The cache in Small might be different from the cache in Large, and the order matters. Re-create state between sub-benchmarks if it matters:

b.Run("Small", func(b *testing.B) {
    cache := newCache()
    b.ResetTimer()
    // ...
})

Mistake 9: forgetting to go test -run=^$.

If you run go test -bench=., the tests ALSO run. That warms the package up and can affect numbers. For clean benchmarks:

go test -run=^$ -bench=. -benchmem -count=10

-run=^$ is a regex that matches no test.

Mistake 10: comparing numbers across Go versions without saying so.

The Go compiler gets better every release. A benchmark that showed “X is 2x faster than Y” on Go 1.17 might show “X is 1.1x faster” on Go 1.21 because the compiler got better at Y. Always record your Go version.
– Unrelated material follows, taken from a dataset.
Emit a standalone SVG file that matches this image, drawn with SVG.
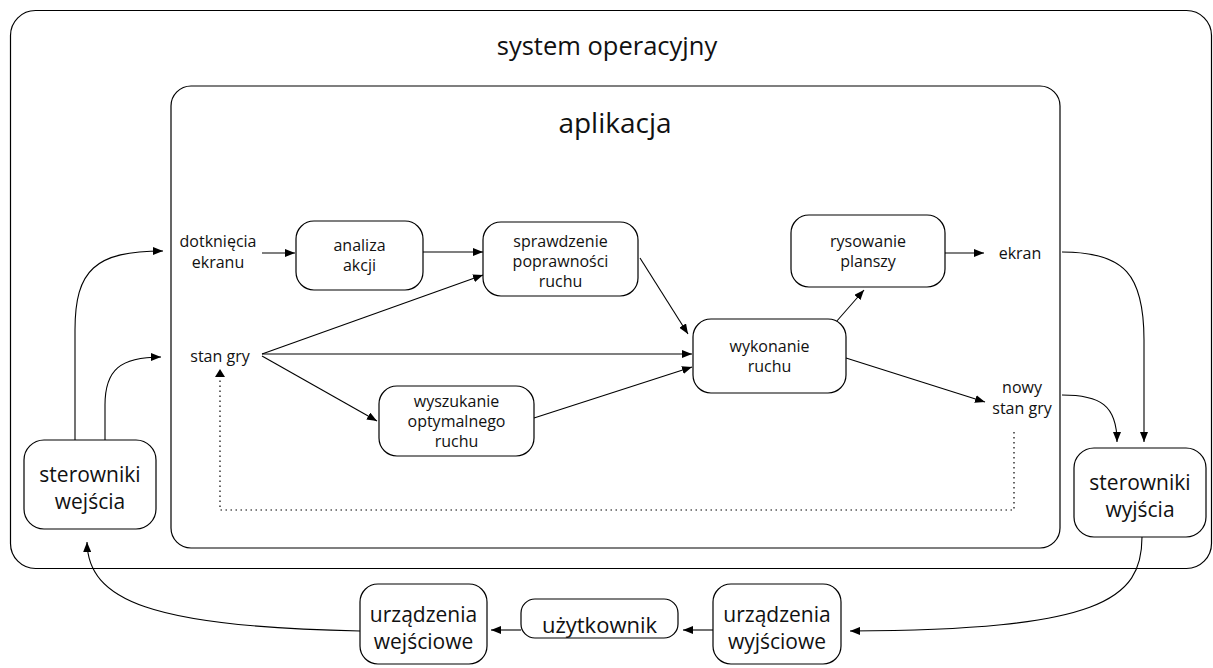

I bake it into my benchmark output with a comment at the top of the file.

None of this is exotic. It’s mostly just discipline. Benchmarks that are set up carelessly give you numbers you don’t understand; numbers you don’t understand lead to optimizations that don’t actually help. I’ve lost whole afternoons chasing “improvements” that were noise, or that came from the compiler eliminating my benchmark loop. A little paranoia goes a long way.